Temple F writes:
“I would like to clone my current Outlook file (emails, contacts, calendar, tasks, settings) over to a 2nd and possibly 3rd PC. I don't believe I've seen any reviews on some of the complete add-ins for this purpose. I saw something recently on OW (gSyncit)that did calendar and I think contacts through Google Calendar sync. But it was not the more complete and automatic solution I was looking for.”
The answer is something we've been banging on about for a while.
Outlook wasn't designed as a place for data to be shared among multiple devices. Outlook, from its early days as an Exchange Server client, was made as an end-point for information to make it accessible to humans. In technical terms the Outlook database (PST/OST) is a single locked database which makes sharing and backups difficult.
We're used to the idea of Outlook being the main store of our email/contacts/calendar information - however more and more people want to share that information in multiple places. That can be multiple computers (desktop and laptop) as well as mobile devices (phones, iPhone, Android etc).
There are ways to backup or share Outlook data but they are generally clumsy and unreliable. That’s partly because Outlook’s underlying basis wasn’t designed to share data, only to import data and display it.
To do it effectively and easily you need to rearrange the way you think about your data storage – moving the main data storage away from your computer. Rather than keeping it in Outlook, the same information needs to be available from somewhere more accessible to many devices at once.
That means storing it on a server which is accessible from multiple computers or devices. In a company or small business that means Exchange Server or Small Business Server. For individuals (as well as organizations) it can now be some online service to store your email/calendar or contacts.
Anyone who has used these services knows how good they can be. Rather than messing around copying PST files between computers all you do is connect each to the online storage. The same information can be available to non-Outlook options like smartphones or a browser.

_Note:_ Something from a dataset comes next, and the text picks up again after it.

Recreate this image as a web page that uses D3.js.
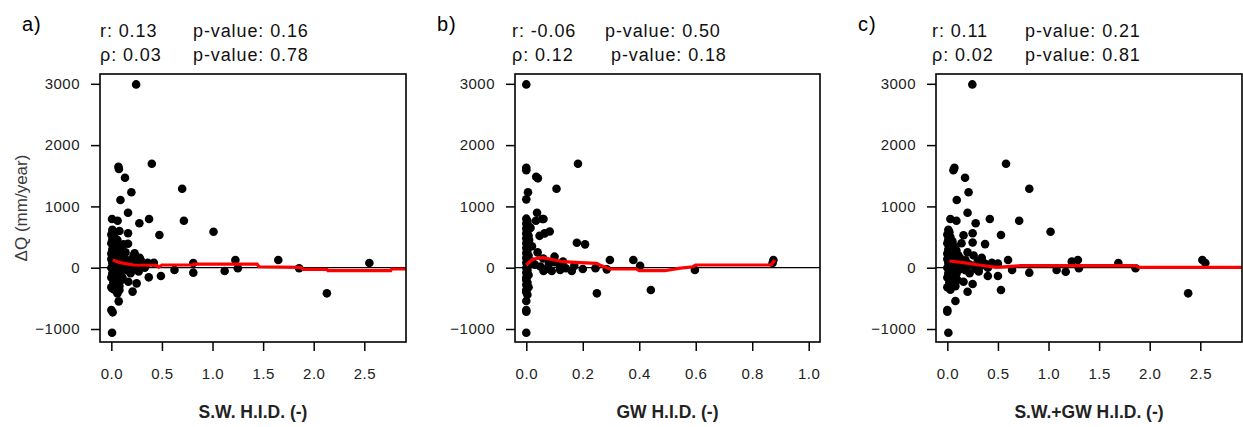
<!DOCTYPE html>
<html>
<head>
<meta charset="utf-8">
<script src="https://cdn.jsdelivr.net/npm/d3@7"></script>
<style>
body { margin: 0; background: #fff; }
svg { font-family: "Liberation Sans", Arial, sans-serif; }
.tick text { font-size: 15px; fill: #222; letter-spacing: 0.5px; }
</style>
</head>
<body>
<div class="chart"></div>
<script>
const dqTicks = [-1000, 0, 1000, 2000, 3000];
const swTicks = [0, 0.5, 1, 1.5, 2, 2.5];
const gwTicks = [0, 0.2, 0.4, 0.6, 0.8, 1];
const panelLabels = ['a)', 'b)', 'c)'];
const xTitles = ['S.W. H.I.D. (-)', 'GW H.I.D. (-)', 'S.W.+GW H.I.D. (-)'];
const statR = ['r: 0.13', 'r: -0.06', 'r: 0.11'];
const statRho = ['\u03c1: 0.03', '\u03c1: 0.12', '\u03c1: 0.02'];
const pvalR = ['p-value: 0.16', 'p-value: 0.50', 'p-value: 0.21'];
const pvalRho = ['p-value: 0.78', 'p-value: 0.18', 'p-value: 0.81'];
const yTitle = '\u0394Q (mm/year)';

// [H.I.D., dQ]
const pointsA = [
    [0.245, 2990], [0.40, 1697], [0.07, 1648], [0.075, 1610], [0.135, 1468], [0.198, 1230], [0.09, 1104],
    [0.70, 1289], [0.717, 767], [1.01, 587], [0.165, 897], [0.373, 794], [0.277, 724], [0.475, 533],
    [0.007, 794], [0.062, 767], [0.165, 561], [0.165, 392], [1.226, 126], [1.65, 126], [2.55, 77],
    [0.81, 77], [0.81, -81], [1.12, -54], [1.25, -10], [1.856, -10], [2.13, -418], [0.624, -38],
    [0.49, -135], [0.42, 82], [0.37, -157], [0.21, -390], [0.25, -255], [0.168, -228], [0.073, -549],
    [0.0, -690], [0.013, -728], [0.007, -1060], [0.08, -364], [0.01, -337],
    [0.01, 620], [0.02, 580], [0.0, 540], [0.03, 500], [0.01, 460], [0.05, 430], [0.0, 400], [0.02, 360],
    [0.04, 330], [0.01, 300], [0.03, 260], [0.0, 230], [0.05, 200], [0.02, 170], [0.0, 140], [0.04, 110],
    [0.01, 80], [0.06, 60], [0.03, 30], [0.0, 0], [0.05, -20], [0.02, -50], [0.01, -90], [0.04, -120],
    [0.0, -160], [0.03, -200], [0.02, -240], [0.05, -280], [0.0, -320], [0.03, -360], [0.08, -300],
    [0.1, -200], [0.09, -100], [0.12, -30], [0.08, 20], [0.1, 100], [0.13, 150], [0.11, 200], [0.09, 280],
    [0.07, 350], [0.06, 450], [0.08, 600], [0.15, 60], [0.18, 120], [0.2, 50], [0.22, 200], [0.25, 100],
    [0.28, 160], [0.3, 30], [0.16, -40], [0.19, -90], [0.24, -20], [0.27, -60], [0.33, 0], [0.36, 80],
    [0.14, 250], [0.12, 380], [0.23, 235], [0.29, 126], [0.06, -420], [0.11, -160]
];
const pointsB = [
    [0.0, 2990], [0.183, 1697], [0.0, 1630], [0.0, 1590], [0.035, 1485], [0.041, 1458], [0.006, 1230],
    [0.0, 1115], [0.107, 1289], [0.038, 897], [0.061, 794], [0.034, 767], [0.047, 520], [0.065, 560],
    [0.083, 590], [0.179, 408], [0.208, 381], [0.1, 180], [0.296, 126], [0.379, 126], [0.403, 33],
    [0.25, -418], [0.441, -364], [0.597, -38], [0.875, 126], [0.872, 77], [0.285, -27], [0.245, -10],
    [0.161, -54], [0.12, -38], [0.09, -54], [0.061, -54], [0.0, -1060], [0.0, -717], [0.0, -690],
    [0.0, -543], [0.0, -364], [0.0, -200],
    [0.0, 800], [0.004, 760], [0.0, 720], [0.008, 680], [0.0, 640], [0.004, 600], [0.0, 560], [0.008, 520],
    [0.0, 480], [0.004, 440], [0.0, 400], [0.008, 360], [0.0, 320], [0.004, 280], [0.0, 240], [0.008, 200],
    [0.0, 160], [0.004, 120], [0.0, 80], [0.008, 40], [0.0, 0], [0.004, -40], [0.0, -80], [0.008, -120],
    [0.0, -160], [0.004, -240], [0.0, -280], [0.008, -320], [0.0, -400], [0.004, -440],
    [0.02, 100], [0.03, 50], [0.05, 20], [0.07, -20], [0.08, 60], [0.12, 20], [0.14, -10], [0.06, 150],
    [0.04, 250], [0.02, 350], [0.01, 450], [0.015, 650], [0.17, 30], [0.2, -20], [0.1, 90], [0.13, 100],
    [0.057, 794]
];
const pointsC = [
    [0.247, 2990], [0.58, 1697], [0.07, 1630], [0.06, 1590], [0.175, 1468], [0.21, 1230], [0.093, 1104],
    [0.81, 1289], [0.71, 767], [1.02, 587], [0.2, 897], [0.42, 794], [0.03, 794], [0.09, 767], [0.28, 724],
    [0.53, 533], [0.25, 561], [0.16, 530], [0.25, 410], [0.373, 385], [0.14, 400], [0.6, 126], [1.23, 100],
    [1.29, 126], [1.69, 77], [2.52, 126], [2.55, 77], [2.38, -418], [0.53, -364], [0.25, -265], [0.2, -392],
    [0.16, -228], [0.08, -543], [0.0, -717], [0.0, -690], [0.01, -1060], [0.64, -38], [0.81, -81],
    [1.08, -38], [1.17, -65], [1.3, -10], [1.86, -10], [0.5, -135], [0.4, -135], [0.37, 66], [0.5, 66],
    [0.01, 620], [0.02, 580], [0.0, 540], [0.03, 500], [0.01, 460], [0.05, 430], [0.0, 400], [0.02, 360],
    [0.04, 330], [0.01, 300], [0.03, 260], [0.0, 230], [0.05, 200], [0.02, 170], [0.0, 140], [0.04, 110],
    [0.01, 80], [0.06, 60], [0.03, 30], [0.0, 0], [0.05, -20], [0.02, -50], [0.01, -90], [0.04, -120],
    [0.0, -160], [0.03, -200], [0.02, -240], [0.05, -280], [0.0, -320], [0.03, -360], [0.08, -300],
    [0.1, -200], [0.09, -100], [0.12, -30], [0.08, 20], [0.1, 100], [0.13, 150], [0.11, 200], [0.09, 280],
    [0.07, 350], [0.15, 60], [0.18, 120], [0.22, 50], [0.26, 200], [0.3, 100], [0.34, 160], [0.33, 30],
    [0.18, -40], [0.22, -90], [0.28, -20], [0.31, -60], [0.4, 0], [0.44, 80], [0.2, 250], [0.27, 20]
];

// smoothed trend (red)
const smoothA = [[0.016, 126], [0.086, 82], [0.22, 44], [0.45, 40], [0.47, 10], [0.5, 44], [0.81, 44],
    [0.82, 60], [1.44, 60], [1.46, 16], [1.87, 6], [1.9, -27], [2.13, -27], [2.14, -49], [2.76, -49],
    [2.77, -21], [2.93, -21]];
const smoothB = [[0.0, 44], [0.019, 126], [0.037, 153], [0.06, 163], [0.10, 126], [0.13, 98], [0.19, 82],
    [0.249, 71], [0.26, 44], [0.296, -21], [0.39, -21], [0.40, -49], [0.49, -49], [0.54, -10], [0.59, 16],
    [0.60, 44], [0.867, 44], [0.88, 126]];
const smoothC = [[0.02, 109], [0.16, 82], [0.31, 44], [0.49, 6], [0.72, 33], [1.86, 33], [1.89, 6], [2.93, 6]];

const _width = 1243, _height = 427;
const top_y = 74, bottom_y = 342;

let panels = [
    {left: 100, right: 406, xdom: [-0.112, 2.912], ticks: swTicks, pts: pointsA, smooth: smoothA, pr: 93, prho: 93, rx: 0},
    {left: 515, right: 820, xdom: [-0.04, 1.04], ticks: gwTicks, pts: pointsB, smooth: smoothB, pr: 90, prho: 96, rx: -3},
    {left: 936, right: 1242, xdom: [-0.112, 2.912], ticks: swTicks, pts: pointsC, smooth: smoothC, pr: 89, prho: 89, rx: -4}
];

let svg = d3.select('.chart')
    .append('svg')
    .attr('width', _width)
    .attr('height', _height);

let y = d3.scaleLinear().domain([-1212, 3160]).range([bottom_y, top_y]);

panels.forEach((p, i) => {
    let x = d3.scaleLinear().domain(p.xdom).range([p.left, p.right]);
    let g = svg.append('g');

    g.append('clipPath').attr('id', 'clip' + i)
        .append('rect')
        .attr('x', p.left).attr('y', top_y)
        .attr('width', p.right - p.left).attr('height', bottom_y - top_y);

    let plot = g.append('g').attr('clip-path', 'url(#clip' + i + ')');

    plot.selectAll('circle')
        .data(p.pts)
        .enter().append('circle')
        .attr('cx', d => x(d[0]))
        .attr('cy', d => y(d[1]))
        .attr('r', 4.3)
        .style('fill', '#000');

    plot.append('line')
        .attr('x1', p.left).attr('x2', p.right)
        .attr('y1', y(0)).attr('y2', y(0))
        .attr('stroke', '#000')
        .attr('stroke-width', 1.2);

    plot.append('path')
        .datum(p.smooth)
        .attr('d', d3.line().x(d => x(d[0])).y(d => y(d[1])))
        .attr('fill', 'none')
        .attr('stroke', '#ff0000')
        .attr('stroke-width', 3.2);

    // axes
    let xa = g.append('g')
        .attr('transform', 'translate(0,' + bottom_y + ')')
        .call(d3.axisBottom(x).tickValues(p.ticks).tickFormat(d3.format('.1f')).tickSize(9).tickPadding(17));
    let ya = g.append('g')
        .attr('transform', 'translate(' + p.left + ',0)')
        .call(d3.axisLeft(y).tickValues(dqTicks).tickFormat(d3.format('d')).tickSize(9).tickPadding(11));
    [xa, ya].forEach(a => {
        a.select('.domain').remove();
        a.selectAll('.tick line').attr('stroke', '#000').attr('stroke-width', 1.5);
    });

    g.append('rect')
        .attr('x', p.left).attr('y', top_y)
        .attr('width', p.right - p.left).attr('height', bottom_y - top_y)
        .attr('fill', 'none')
        .attr('stroke', '#000')
        .attr('stroke-width', 1.6);

    // headers
    g.append('text')
        .attr('x', p.left - 78).attr('y', 31)
        .style('font-size', '20px').style('letter-spacing', '1px')
        .text(panelLabels[i]);
    let stat = (tx, ty, s) => g.append('text')
        .attr('x', tx).attr('y', ty)
        .style('font-size', '18px').style('letter-spacing', '0.9px').style('fill', '#111')
        .text(s);
    stat(p.left + p.rx, 37, statR[i]);
    stat(p.left + p.pr, 37, pvalR[i]);
    stat(p.left + p.rx, 61, statRho[i]);
    stat(p.left + p.prho, 61, pvalRho[i]);

    g.append('text')
        .attr('x', (p.left + p.right) / 2).attr('y', 418)
        .attr('text-anchor', 'middle')
        .style('font-size', '17.5px').style('font-weight', 'bold').style('fill', '#222')
        .text(xTitles[i]);
});

svg.append('text')
    .attr('transform', 'translate(27,' + (top_y + bottom_y) / 2 + ') rotate(-90)')
    .attr('text-anchor', 'middle')
    .style('font-size', '17px').style('fill', '#3a3a3a')
    .text(yTitle);
</script>
</body>
</html>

Any changes you make in one place automatically appear on the other devices (usually within seconds).
There are various options for storing and sharing your data online. Windows Live Hotmail or Google Gmail can do it for individuals though the connection into Outlook isn't as smooth as you'd like. Apple's iCloud works from Outlook but is tied to Apple portable devices and is clumsy.
Google Apps and Office 365 is available for anyone (ideally with their own domain name), has plenty of storage and for a modest annual fee (roughly $70 a year).
Google Apps comes with a piece of software to sync Outlook data with online storage.
The best way to share your Outlook email/calendar/contacts around is, no surprise, using more Microsoft technology. In the past that was only for businesses prepared to invest time and money in Exchange Server or Small Business Server. Now the same system is available via Office 365. Naturally, Outlook connects to Exchange Server / Office 365. Most mobile devices work with Exchange Server, including all Apple devices and many Android phones. On top of all that, you can login from any web browser if necessary.
In Temple's case he'd run Outlook on each of the two or three computers. Each Outlook would connect to the online storage (Google or Office 365) and cache a copy of the data.
There are downsides to any of these options. Privacy concerns are always a consideration (another favorite topic for Office Watch over the years - we've even written the only book about privacy in Office).
The annual fee isn’t high for what you get but admittedly, it’s hard to get used to paying for something we’ve become used to having for free. We believe that the benefits of moving to online storage is well worth the fee.
It's a bit of work to setup but not too hard. The biggest hurdle is getting used to a new concept of personal data storage beyond Outlook alone ... but once it’s done you’ll never go back.